This review contains no spoilers. Unless you don’t know how WWII ended, that is.
This review is part of my Alphabetical Books Goal.
Hamburg, 1946. Thousands remain displaced in what is now the British Occupied Zone. Charged with overseeing the rebuilding of this devastated city and the de-Nazification of its defeated people, Colonel Lewis Morgan is requisitioned a fine house on the banks of the Elbe, where he will be joined by his grieving wife, Rachael, and only remaining son, Edmund.
But rather than force its owners, a German widower and his traumatized daughter, to leave their home, Lewis insists that the two families live together. In this charged and claustrophobic atmosphere all must confront their true selves as enmity and grief give way to passion and betrayal.
This is a very interesting take on the aftermath of history’s most famous war and tells the story of the destruction that took place within the German borders at the end of the war.

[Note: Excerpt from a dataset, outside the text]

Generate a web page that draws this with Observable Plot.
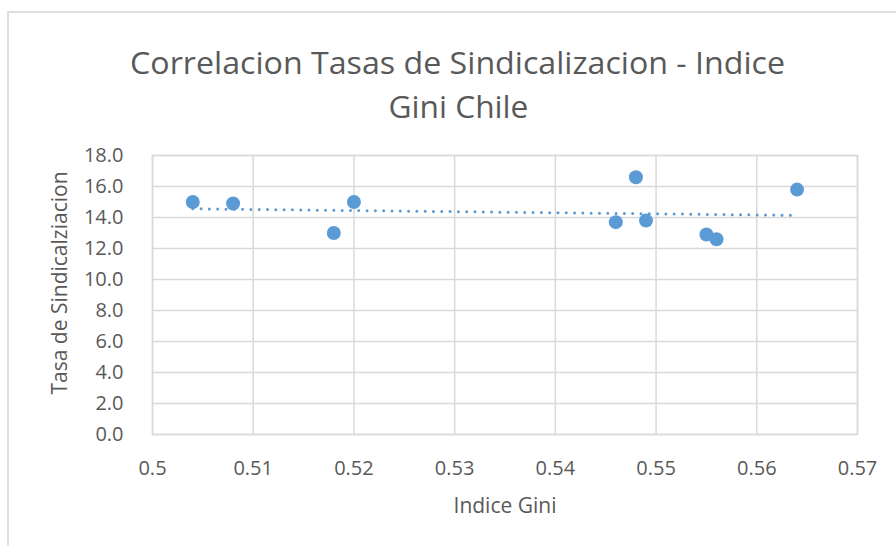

The characters were all fairly well written, but for me the biggest enjoyment came from the setting. The characters were nice and they (obviously) supported the setting and made the plot flow, but there were times when I was just mad at all of them and wanted to find new characters to support the story.
I think the publisher summed it up best: The Aftermath is a stunning novel about our fiercest loyalties, our deepest desires and the transformative power of forgiveness.
I’d reccomend this to anyone who likes historical fiction, WWII history buffs in particular. I think that the context is the most important part of this book, because we have to learn to remember that just because someone is not on our side, or on what we consider the ‘bad side’ they aren’t necessarily a monster. We have to remember that not all the Germans were Nazis and even of those that chose to be many were victims just like everyone else.